**DIRECTIONS:** How many lines of these entries include the string "document"? State the number alone.

**DATA LINES:**
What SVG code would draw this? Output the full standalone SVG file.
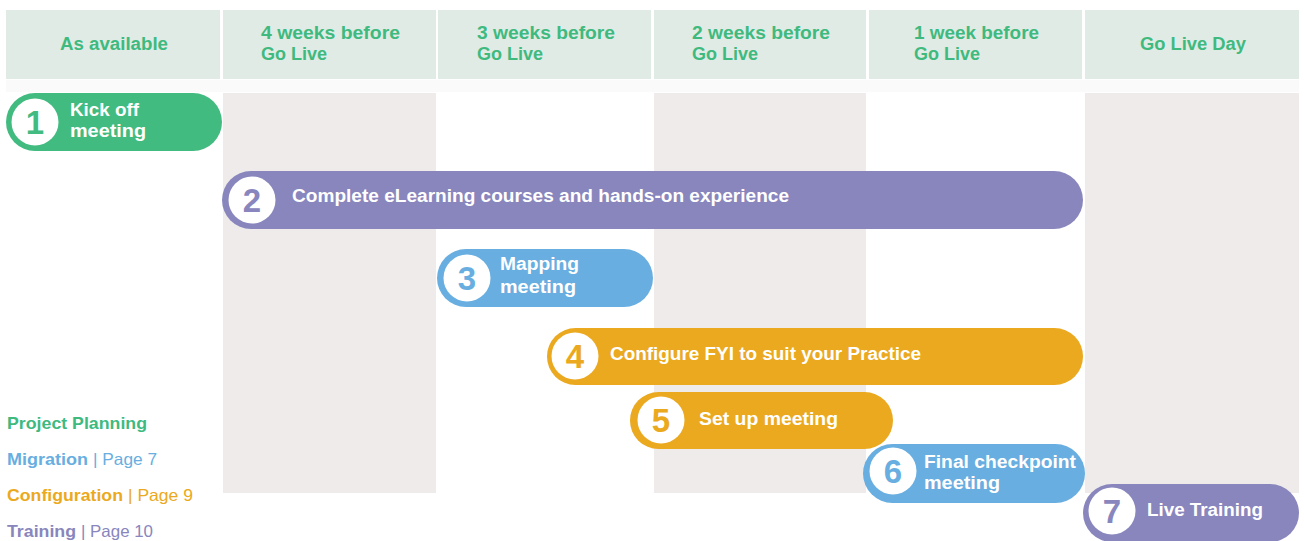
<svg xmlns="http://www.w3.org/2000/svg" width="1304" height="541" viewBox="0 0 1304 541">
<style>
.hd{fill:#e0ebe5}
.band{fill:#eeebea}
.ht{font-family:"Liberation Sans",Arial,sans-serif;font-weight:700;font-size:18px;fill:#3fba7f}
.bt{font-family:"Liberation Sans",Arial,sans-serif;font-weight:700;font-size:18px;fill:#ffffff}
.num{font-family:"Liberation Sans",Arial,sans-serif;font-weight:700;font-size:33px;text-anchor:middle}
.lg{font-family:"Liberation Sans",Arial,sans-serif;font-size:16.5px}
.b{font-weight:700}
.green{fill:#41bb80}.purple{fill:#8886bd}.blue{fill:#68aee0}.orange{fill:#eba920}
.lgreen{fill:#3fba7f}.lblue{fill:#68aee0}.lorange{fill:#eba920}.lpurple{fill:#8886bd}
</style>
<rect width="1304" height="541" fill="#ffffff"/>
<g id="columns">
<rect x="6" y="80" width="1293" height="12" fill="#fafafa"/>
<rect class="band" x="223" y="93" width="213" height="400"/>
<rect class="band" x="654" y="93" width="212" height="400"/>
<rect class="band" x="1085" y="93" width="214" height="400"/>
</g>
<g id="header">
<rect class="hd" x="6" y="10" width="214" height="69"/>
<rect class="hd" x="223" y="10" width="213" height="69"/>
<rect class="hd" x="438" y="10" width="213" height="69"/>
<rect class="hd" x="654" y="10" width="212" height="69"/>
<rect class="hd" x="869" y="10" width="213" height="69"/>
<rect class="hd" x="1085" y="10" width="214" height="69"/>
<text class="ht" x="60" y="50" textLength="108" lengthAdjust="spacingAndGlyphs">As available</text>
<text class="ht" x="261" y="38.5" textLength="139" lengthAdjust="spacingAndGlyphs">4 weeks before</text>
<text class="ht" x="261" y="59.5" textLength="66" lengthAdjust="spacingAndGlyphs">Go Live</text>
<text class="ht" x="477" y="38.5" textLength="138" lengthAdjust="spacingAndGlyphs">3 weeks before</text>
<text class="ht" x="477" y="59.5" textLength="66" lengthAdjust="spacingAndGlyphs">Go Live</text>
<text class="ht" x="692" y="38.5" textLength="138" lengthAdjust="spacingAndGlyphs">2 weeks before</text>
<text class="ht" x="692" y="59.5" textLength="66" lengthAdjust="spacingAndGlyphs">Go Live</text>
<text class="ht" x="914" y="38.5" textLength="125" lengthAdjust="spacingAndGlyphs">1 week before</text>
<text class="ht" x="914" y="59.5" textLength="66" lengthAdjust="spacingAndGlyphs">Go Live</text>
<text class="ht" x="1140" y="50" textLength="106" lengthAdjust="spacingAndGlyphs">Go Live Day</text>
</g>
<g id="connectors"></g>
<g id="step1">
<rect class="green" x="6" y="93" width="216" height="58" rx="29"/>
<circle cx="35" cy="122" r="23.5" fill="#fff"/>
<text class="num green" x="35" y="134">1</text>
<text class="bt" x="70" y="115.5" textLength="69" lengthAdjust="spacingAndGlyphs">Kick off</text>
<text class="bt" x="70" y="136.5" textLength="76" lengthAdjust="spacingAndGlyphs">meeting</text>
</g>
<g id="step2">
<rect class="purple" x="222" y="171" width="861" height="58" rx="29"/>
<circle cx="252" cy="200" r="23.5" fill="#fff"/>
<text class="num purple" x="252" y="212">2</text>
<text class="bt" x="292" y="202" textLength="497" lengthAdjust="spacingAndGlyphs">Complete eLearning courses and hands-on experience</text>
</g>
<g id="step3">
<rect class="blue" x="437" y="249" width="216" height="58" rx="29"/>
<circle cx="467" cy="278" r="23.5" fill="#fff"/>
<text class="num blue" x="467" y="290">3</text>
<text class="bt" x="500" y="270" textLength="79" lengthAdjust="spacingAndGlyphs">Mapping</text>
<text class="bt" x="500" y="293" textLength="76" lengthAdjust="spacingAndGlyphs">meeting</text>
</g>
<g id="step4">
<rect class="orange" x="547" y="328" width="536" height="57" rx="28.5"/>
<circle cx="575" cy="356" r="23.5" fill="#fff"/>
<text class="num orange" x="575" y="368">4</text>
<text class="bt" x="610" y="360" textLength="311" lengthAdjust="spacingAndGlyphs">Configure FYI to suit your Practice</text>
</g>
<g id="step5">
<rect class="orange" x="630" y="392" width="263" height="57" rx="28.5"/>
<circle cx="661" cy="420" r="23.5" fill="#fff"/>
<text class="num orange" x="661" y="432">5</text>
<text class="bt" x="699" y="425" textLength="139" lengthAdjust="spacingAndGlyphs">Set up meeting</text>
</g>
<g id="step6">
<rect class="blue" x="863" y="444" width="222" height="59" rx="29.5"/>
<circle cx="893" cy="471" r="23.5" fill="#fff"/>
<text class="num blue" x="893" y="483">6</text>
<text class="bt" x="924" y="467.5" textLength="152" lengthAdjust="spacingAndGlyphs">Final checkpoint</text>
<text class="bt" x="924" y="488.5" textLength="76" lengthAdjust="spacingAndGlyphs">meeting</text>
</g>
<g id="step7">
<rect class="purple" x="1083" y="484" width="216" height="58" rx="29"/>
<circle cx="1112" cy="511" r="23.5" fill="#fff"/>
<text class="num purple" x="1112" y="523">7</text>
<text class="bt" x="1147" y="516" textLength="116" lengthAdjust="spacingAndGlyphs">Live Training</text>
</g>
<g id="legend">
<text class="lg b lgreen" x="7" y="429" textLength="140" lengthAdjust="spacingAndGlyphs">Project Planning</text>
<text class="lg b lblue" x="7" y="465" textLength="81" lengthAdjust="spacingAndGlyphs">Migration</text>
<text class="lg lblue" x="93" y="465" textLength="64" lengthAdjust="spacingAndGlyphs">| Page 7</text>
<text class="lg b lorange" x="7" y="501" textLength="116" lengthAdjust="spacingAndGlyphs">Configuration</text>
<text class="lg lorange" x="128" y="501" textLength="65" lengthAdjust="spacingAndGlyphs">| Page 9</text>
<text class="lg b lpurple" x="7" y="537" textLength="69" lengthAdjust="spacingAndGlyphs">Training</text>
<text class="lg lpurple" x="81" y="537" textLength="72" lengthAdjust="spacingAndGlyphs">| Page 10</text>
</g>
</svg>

...

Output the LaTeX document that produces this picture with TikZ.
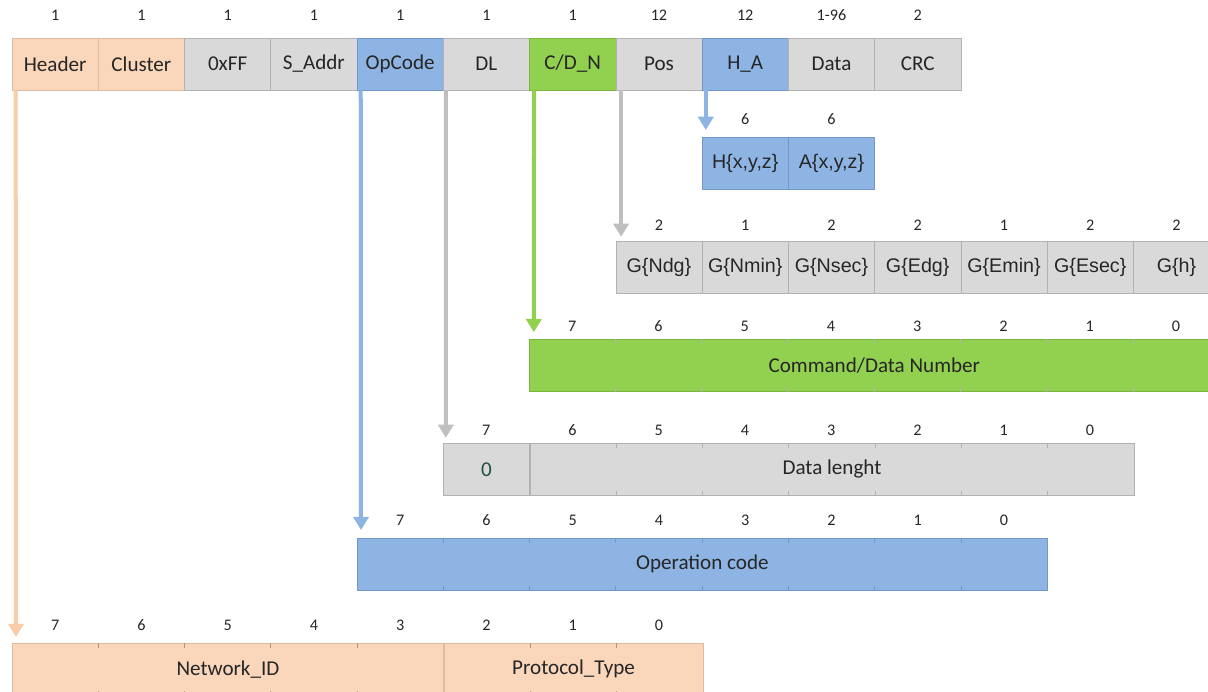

==

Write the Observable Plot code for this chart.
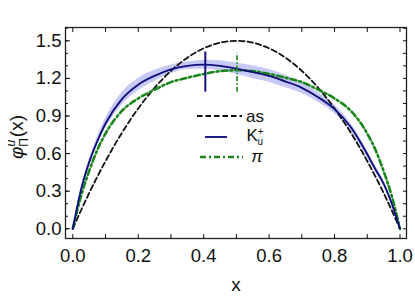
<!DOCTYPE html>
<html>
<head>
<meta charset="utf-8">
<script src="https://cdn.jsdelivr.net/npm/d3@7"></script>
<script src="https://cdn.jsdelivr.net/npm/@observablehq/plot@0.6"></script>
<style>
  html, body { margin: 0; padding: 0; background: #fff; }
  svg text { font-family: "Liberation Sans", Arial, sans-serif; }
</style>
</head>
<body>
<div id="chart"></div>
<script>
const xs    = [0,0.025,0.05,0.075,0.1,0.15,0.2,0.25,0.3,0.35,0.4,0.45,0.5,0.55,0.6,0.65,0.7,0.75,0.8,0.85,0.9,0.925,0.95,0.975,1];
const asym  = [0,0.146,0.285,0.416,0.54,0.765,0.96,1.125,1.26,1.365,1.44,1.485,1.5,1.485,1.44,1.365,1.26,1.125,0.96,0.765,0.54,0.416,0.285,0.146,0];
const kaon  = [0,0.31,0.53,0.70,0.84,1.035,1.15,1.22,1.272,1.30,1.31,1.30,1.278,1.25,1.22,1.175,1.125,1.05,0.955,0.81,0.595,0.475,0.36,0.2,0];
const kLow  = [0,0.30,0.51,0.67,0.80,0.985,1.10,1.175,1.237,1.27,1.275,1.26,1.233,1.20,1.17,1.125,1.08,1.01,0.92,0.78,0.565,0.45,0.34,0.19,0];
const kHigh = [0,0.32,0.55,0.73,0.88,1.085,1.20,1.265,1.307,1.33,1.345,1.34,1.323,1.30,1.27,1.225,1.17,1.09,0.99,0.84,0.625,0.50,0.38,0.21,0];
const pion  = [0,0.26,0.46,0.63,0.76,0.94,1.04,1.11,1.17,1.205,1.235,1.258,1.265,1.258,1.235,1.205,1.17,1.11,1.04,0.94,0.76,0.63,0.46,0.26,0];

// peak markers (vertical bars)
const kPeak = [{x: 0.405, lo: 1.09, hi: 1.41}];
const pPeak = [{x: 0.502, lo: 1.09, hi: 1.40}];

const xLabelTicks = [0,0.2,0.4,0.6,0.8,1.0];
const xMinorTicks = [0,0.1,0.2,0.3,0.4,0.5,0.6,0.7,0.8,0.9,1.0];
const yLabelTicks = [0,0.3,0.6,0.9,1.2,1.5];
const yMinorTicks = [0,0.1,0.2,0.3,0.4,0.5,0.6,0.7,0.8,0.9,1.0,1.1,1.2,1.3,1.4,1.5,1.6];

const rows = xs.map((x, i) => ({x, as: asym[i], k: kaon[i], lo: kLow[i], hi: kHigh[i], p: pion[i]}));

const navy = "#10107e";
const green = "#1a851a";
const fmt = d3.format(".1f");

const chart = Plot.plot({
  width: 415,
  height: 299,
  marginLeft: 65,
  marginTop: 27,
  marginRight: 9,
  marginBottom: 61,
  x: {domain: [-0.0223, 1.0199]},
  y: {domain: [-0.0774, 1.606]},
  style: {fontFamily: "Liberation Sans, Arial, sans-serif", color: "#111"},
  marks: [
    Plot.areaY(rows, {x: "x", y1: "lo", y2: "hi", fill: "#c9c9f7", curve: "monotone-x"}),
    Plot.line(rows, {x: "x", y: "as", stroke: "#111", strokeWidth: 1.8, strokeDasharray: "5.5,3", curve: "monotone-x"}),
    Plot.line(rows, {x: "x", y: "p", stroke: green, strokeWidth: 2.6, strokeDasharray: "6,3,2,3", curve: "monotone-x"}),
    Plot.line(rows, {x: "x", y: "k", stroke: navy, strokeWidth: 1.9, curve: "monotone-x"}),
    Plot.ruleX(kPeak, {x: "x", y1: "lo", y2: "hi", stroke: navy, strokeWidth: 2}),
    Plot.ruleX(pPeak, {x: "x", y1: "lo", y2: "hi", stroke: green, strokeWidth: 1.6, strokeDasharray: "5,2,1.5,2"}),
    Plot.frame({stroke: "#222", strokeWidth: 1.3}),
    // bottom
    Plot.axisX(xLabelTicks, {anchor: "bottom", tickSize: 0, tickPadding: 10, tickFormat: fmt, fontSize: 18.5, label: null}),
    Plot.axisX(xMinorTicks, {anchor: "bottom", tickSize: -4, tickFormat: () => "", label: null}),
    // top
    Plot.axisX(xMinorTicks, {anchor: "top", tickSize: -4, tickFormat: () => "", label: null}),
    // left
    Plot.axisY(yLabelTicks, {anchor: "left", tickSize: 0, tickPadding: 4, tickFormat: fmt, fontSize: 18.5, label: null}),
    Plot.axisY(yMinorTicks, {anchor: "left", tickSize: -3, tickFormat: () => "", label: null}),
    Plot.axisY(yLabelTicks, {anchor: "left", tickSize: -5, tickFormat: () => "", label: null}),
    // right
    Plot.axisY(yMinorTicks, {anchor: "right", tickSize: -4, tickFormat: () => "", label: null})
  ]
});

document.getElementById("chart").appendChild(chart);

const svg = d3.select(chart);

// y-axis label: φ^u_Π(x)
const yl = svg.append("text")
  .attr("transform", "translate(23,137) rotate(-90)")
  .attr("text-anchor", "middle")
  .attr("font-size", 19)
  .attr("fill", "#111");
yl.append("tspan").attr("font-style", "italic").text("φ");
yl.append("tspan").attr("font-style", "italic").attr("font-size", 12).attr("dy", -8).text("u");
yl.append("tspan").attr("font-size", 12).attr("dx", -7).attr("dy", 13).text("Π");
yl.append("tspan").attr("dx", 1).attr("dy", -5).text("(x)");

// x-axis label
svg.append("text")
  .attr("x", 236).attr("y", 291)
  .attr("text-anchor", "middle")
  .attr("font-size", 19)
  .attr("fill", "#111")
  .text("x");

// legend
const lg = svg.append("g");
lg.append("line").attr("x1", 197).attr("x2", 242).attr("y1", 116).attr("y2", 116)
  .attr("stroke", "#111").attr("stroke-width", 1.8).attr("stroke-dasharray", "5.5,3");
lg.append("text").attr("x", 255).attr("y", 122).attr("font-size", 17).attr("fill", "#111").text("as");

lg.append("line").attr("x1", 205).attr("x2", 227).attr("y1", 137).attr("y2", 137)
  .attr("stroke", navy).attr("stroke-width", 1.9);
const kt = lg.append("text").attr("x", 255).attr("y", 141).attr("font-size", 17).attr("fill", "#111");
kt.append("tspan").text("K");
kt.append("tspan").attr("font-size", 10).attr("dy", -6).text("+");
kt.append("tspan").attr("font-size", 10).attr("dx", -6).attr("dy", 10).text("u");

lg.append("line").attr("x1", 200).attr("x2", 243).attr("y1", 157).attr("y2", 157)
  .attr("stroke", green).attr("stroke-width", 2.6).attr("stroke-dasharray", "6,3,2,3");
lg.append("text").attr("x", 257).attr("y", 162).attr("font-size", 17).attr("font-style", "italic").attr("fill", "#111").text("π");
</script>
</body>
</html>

**RESULT OF THIS EXERCISE:** 2